Trump’s Epstein Story Isn’t Over — He’s Just Burying It With A New Crisis In Iran

The Trump administration’s release of the Epstein files was revealing — just not in the way anyone hoped.
Rather than exposing the powerful men who participated in the sexual trafficking of children and apparently escaped accountability, the dump of thousands of decontextualized pages created something closer to a controlled obscurement. The method was almost elegant: hide it in plain sight, all of it, at once, with no index, no context, and no map. Technically public. Practically unreadable. Volume becomes its own fog.
Before the fog had lifted, President Donald Trump predictably declared himself completely exonerated — because, of course, he did — and his Justice Department clearly signaled that they viewed the matter as finished. But just as the story was gaining national momentum, the national focus tilted elsewhere. Tensions with Iran have escalated. Cable news segments are being filled with maps, retired generals, and countdown clocks. The country’s attention quickly pivoted from document review to the prospect of military action because it’s the shiny news narrative object.

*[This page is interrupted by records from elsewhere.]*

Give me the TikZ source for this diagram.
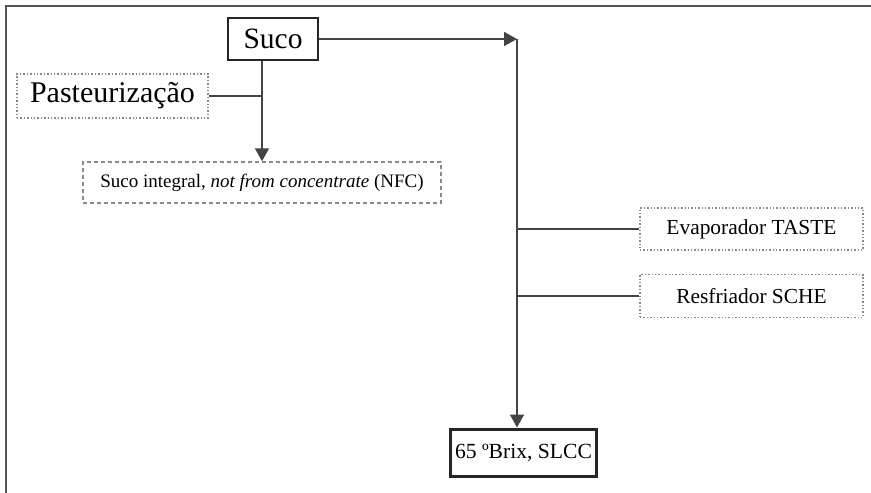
\documentclass[tikz,border=0pt]{standalone}
\usepackage{fontspec}
\setmainfont{Liberation Serif}
\usetikzlibrary{arrows.meta}
\definecolor{frm}{HTML}{555555}
\definecolor{ln}{HTML}{444444}
\definecolor{dt}{HTML}{8A8A8A}
\begin{document}
\begin{tikzpicture}[x=1pt,y=-1pt,
  solidbox/.style={draw=black!85,line width=1.5pt,inner sep=0pt,align=center},
  dotbox/.style={draw=dt,dotted,line width=1.4pt,inner sep=0pt,align=center},
  dashbox/.style={draw=dt,dash pattern=on 4pt off 3pt,line width=1.5pt,inner sep=0pt,align=center},
  conn/.style={draw=ln,line width=1.8pt},
  arr/.style={conn,-{Triangle[length=13pt,width=14pt]}}]
\useasboundingbox (0,0) rectangle (871,493);
\fill[white] (0,0) rectangle (871,493);
\draw[frm,line width=2pt] (6,493) -- (6,6) -- (871,6);
\node[solidbox,minimum width=90pt,minimum height=42pt,font=\fontsize{29.5}{32}\selectfont] (suco) at (273,39) {Suco};
\node[dotbox,minimum width=191pt,minimum height=44pt,font=\fontsize{30}{33}\selectfont] (past) at (112.5,96) {Pasteurização};
\node[dashbox,minimum width=358pt,minimum height=41pt,font=\fontsize{19}{22}\selectfont] (nfc) at (262,182.5) {Suco integral, \textit{not from concentrate} (NFC)};
\node[dotbox,minimum width=223pt,minimum height=42pt,font=\fontsize{21.4}{24}\selectfont] (evap) at (751.5,229) {Evaporador TASTE};
\node[dotbox,minimum width=223pt,minimum height=43pt,font=\fontsize{21.4}{24}\selectfont] (resf) at (751.5,296) {Resfriador SCHE};
\node[solidbox,line width=3pt,minimum width=146pt,minimum height=47pt,font=\fontsize{21.6}{24}\selectfont] (brix) at (523.5,452.5) {65 ºBrix, SLCC};
\coordinate (turn) at (517,39);
\draw[arr] (nfc.north |- suco.south) -- (nfc.north);
\draw[conn] (past.east) -- (nfc.north |- past.east);
\draw[arr] (suco.east) -- (turn);
\draw[arr] (turn) -- (turn |- brix.north);
\draw[conn] (evap.west) -- (turn |- evap.west);
\draw[conn] (resf.west) -- (turn |- resf.west);
\end{tikzpicture}
\end{document}
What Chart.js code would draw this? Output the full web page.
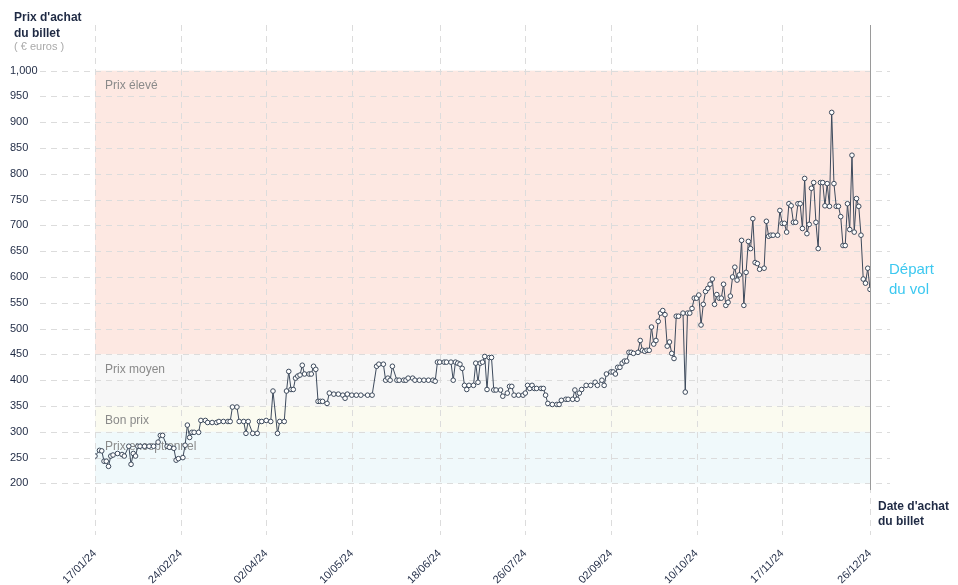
<!DOCTYPE html>
<html><head><meta charset="utf-8">
<script src="https://cdn.jsdelivr.net/npm/chart.js@4"></script>
<style>html,body{margin:0;padding:0;background:#fff}#w{width:958px;height:585px;position:relative}</style>
</head><body><div id="w"><canvas id="c" width="958" height="585"></canvas></div>
<script>
const days=[0,2,3,4,5,6,7,8,10,12,13,15,16,17,18,19,20,22,24,26,28,29,30,32,33,35,36,37,39,40,41,42,43,44,46,47,49,50,52,54,55,57,59,60,61,63,64,66,67,68,70,72,73,74,76,78,79,81,82,84,85,86,87,88,89,90,91,92,93,95,96,97,98,99,100,101,103,104,106,108,110,111,112,114,116,118,121,123,125,126,128,129,130,131,132,134,135,137,138,139,141,142,144,146,148,150,151,152,153,155,156,158,159,160,161,162,163,164,165,166,168,169,170,171,172,173,174,175,176,177,178,180,181,183,184,185,186,188,190,191,192,193,194,195,196,198,199,200,201,203,205,206,207,209,210,212,213,214,215,216,218,220,222,223,225,226,227,229,230,231,232,233,234,235,236,237,238,239,241,242,243,244,245,246,247,248,249,250,251,252,253,254,255,256,257,258,259,261,262,263,264,265,266,267,268,269,270,271,272,273,274,275,276,277,278,279,280,281,282,283,284,285,286,287,288,289,290,291,292,293,294,295,297,298,299,300,301,303,304,305,306,307,308,309,310,311,312,313,314,315,316,317,318,319,320,321,322,323,324,325,326,327,328,329,330,331,332,333,334,335,336,337,338,339,340,341,342,343,344];
const prices=[253,264,263,243,243,233,253,255,258,256,253,272,237,258,253,272,272,272,272,272,280,293,293,272,270,268,245,248,250,274,313,289,299,299,299,322,322,318,318,318,320,320,320,320,348,348,320,320,297,320,297,297,320,320,322,320,379,297,320,320,379,417,382,382,404,408,410,429,412,412,412,427,421,359,359,359,355,375,373,373,371,365,373,371,371,371,371,371,427,431,431,400,404,400,427,400,400,400,400,404,404,400,400,400,400,400,398,435,435,435,435,435,400,435,433,431,423,390,382,390,390,433,396,433,435,446,382,444,444,381,381,381,369,375,388,388,371,371,371,375,390,384,390,384,384,384,384,371,355,353,353,353,361,363,363,363,381,363,375,382,390,390,396,390,400,390,412,416,416,412,425,425,433,437,437,454,454,452,454,477,458,456,458,458,503,470,477,514,530,535,527,466,474,452,442,524,524,530,377,530,530,539,559,559,565,507,547,572,578,586,596,547,566,559,559,586,545,551,563,600,619,594,604,671,545,609,669,655,713,628,626,615,617,708,679,681,681,681,729,704,704,687,742,738,706,706,742,742,694,791,684,702,772,783,706,655,783,783,738,781,737,919,781,737,737,717,661,661,742,692,836,687,752,737,681,596,588,617,576];
const tickDays=[0,38,76,114,153,191,229,267,305,344];
const tickLabels=['17/01/24','24/02/24','02/04/24','10/05/24','18/06/24','26/07/24','02/09/24','10/10/24','17/11/24','26/12/24'];
const bands=[{from:450,to:1000,color:'#fde8e2',label:'Prix élevé'},{from:350,to:450,color:'#f7f7f7',label:'Prix moyen'},{from:300,to:350,color:'#fbfbf0',label:'Bon prix'},{from:200,to:300,color:'#f0f9fb',label:'Prix exceptionnel'}];
const yTicks=[200,250,300,350,400,450,500,550,600,650,700,750,800,850,900,950,1000];

const deco={id:'deco',
beforeDatasetsDraw(ch){const c=ch.ctx,x=ch.scales.x,y=ch.scales.y;
 c.save();
 bands.forEach(b=>{c.fillStyle=b.color;c.fillRect(x.getPixelForValue(0),y.getPixelForValue(b.to),x.getPixelForValue(344)-x.getPixelForValue(0),y.getPixelForValue(b.from)-y.getPixelForValue(b.to));});
 c.strokeStyle='#dcdcdc';c.lineWidth=1;c.setLineDash([6,5]);
 yTicks.forEach(v=>{const py=Math.round(y.getPixelForValue(v))+0.5;c.beginPath();c.moveTo(40,py);c.lineTo(890,py);c.stroke();});
 tickDays.forEach(d=>{const px=Math.round(x.getPixelForValue(d))+0.5;c.beginPath();c.moveTo(px,25);c.lineTo(px,535);c.stroke();});
 c.setLineDash([]);
 c.font='12px "Liberation Sans", Arial, sans-serif';c.fillStyle='#8a8a8a';c.textBaseline='middle';
 bands.forEach(b=>{c.fillText(b.label,105,y.getPixelForValue(b.to)+15);});
 c.strokeStyle='#9a9a9a';const ex=Math.round(x.getPixelForValue(344))+0.5;c.beginPath();c.moveTo(ex,25);c.lineTo(ex,490);c.stroke();
 c.restore();},
afterDraw(ch){const c=ch.ctx;c.save();c.textBaseline='middle';
 c.font='bold 12px "Liberation Sans", Arial, sans-serif';c.fillStyle='#1f2a44';
 c.fillText("Prix d'achat",14,18);c.fillText('du billet',14,34);
 c.fillText("Date d'achat",878,507);c.fillText('du billet',878,522);
 c.font='11px "Liberation Sans", Arial, sans-serif';c.fillStyle='#aaaaaa';c.fillText('( € euros )',14,47);
 c.font='15px "Liberation Sans", Arial, sans-serif';c.fillStyle='#3cc8f0';c.fillText('Départ',889,270);c.fillText('du vol',889,290);
 c.restore();}};

new Chart(document.getElementById('c'),{type:'line',
data:{datasets:[{data:days.map((d,i)=>({x:d,y:prices[i]})),borderColor:'#3d4a5c',borderWidth:1,pointRadius:2.3,pointBackgroundColor:'#fff',pointBorderColor:'#3d4a5c',pointBorderWidth:1,tension:0}]},
options:{responsive:false,animation:false,devicePixelRatio:1,
 layout:{padding:{left:10,right:88,top:19,bottom:0}},
 plugins:{legend:{display:false},tooltip:{enabled:false}},
 scales:{
  x:{type:'linear',min:0,max:344,grid:{display:false},border:{display:false},
   afterBuildTicks(s){s.ticks=tickDays.map(v=>({value:v}));},
   afterFit(s){s.height=50;},
   ticks:{autoSkip:false,maxRotation:45,minRotation:45,color:'#1f2a44',font:{size:11,family:'"Liberation Sans", Arial'},padding:4,callback:(v)=>{const i=tickDays.indexOf(v);return i>=0?tickLabels[i]:'';}}},
  y:{min:100,max:1100,grid:{display:false},border:{display:false},
   afterBuildTicks(s){s.ticks=yTicks.map(v=>({value:v}));},
   afterFit(s){s.width=85;},
   ticks:{crossAlign:'far',color:'#1f2a44',font:{size:11,family:'"Liberation Sans", Arial'},padding:0}}}},
plugins:[deco]});
</script></body></html>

Trump has not simply adapted to the velocity of modern political coverage — he has defined it. For nearly a decade, his public life has trained newsrooms to expect disruption, escalation, and sudden pivots. I have watched that firehosed conditioning happen in real time — the way a single tweet could detonate a day’s editorial planning, how producers learned to hold their rundowns loosely because something louder was always coming.
I have been part of the problem in rearranging a hierarchy of importance that was suddenly shifted at the speed of his next provocation, insult, or baseless theory. In this attention-grabbing media ecosystem, a complex accountability story like the Epstein scandal requires sustained attention that neither the news media nor its audience can maintain.
The coverage data around Epstein shows how emphasis follows heat. Over the past three weeks, top-rated Fox News mentioned Jeffrey Epstein 802 times, according to SnapStream transcript data. Roughly 320 of those mentions followed the arrest of Andrew Mountbatten-Windsor (the royal formerly known as Prince Andrew) in the United Kingdom. During the same period, CNN referenced Epstein 4,860 times and MSNBC 7,778 times. When a British royal faced legal jeopardy, attention surged. When the focus rested on a Republican-led Justice Department declaring closure and a president claiming vindication, the intensity looked markedly different.
Foreign drama sustains saturation coverage. Domestic accountability questions do not. The largest cable news audience receives a version of events shaped accordingly, and that shaping has consequences.
Many of the released documents that reference Trump contain mentions that do not establish criminal conduct. That reality coexists with another: sprawling sex trafficking networks that intersect with powerful figures rarely conclude with universal satisfaction. Determining whether every relevant lead has been exhausted requires time, repetition, and editorial resolve. A document dump followed quickly by a declaration of closure compresses that timeline. A foreign policy crisis wipes it off the front page.
A voluminous release creates the appearance of openness while dispersing focus across thousands of pages. An early assertion of finality frames the interpretation before the analysis matures. A higher-drama event captures whatever bandwidth remains for deeper inquiry. The system rewards escalation, and Trump has mastered escalation.
This is not a president who stumbled into favorable news cycles. Trump has demonstrated across three decades of tabloid combat, two impeachments, and one criminal conviction that he understands one thing about American media better than almost anyone alive: the next story is always the best defense against the last one. The question worth asking is not whether the Iran escalation conveniently displaced Epstein coverage — it did — but whether anyone seriously believes that’s a coincidence.
In an earlier broadcast era, a story could sit at the top of the agenda long enough for facts to accumulate and public understanding to deepen. Authority flowed from steadiness. Cronkite held stories in place. Today, producers respond to what feels urgent, and audiences gravitate toward what feels immediate. Trump’s political durability rests partly on recognizing that attention migrates and on accelerating that migration when it suits him.
The Epstein story is now a proof-of-concept. When timing, volume, and escalation converge, unresolved questions struggle to hold their ground. Redirecting the national conversation has become a durable instrument of political survival, and in this media environment, survival increasingly reads as vindication.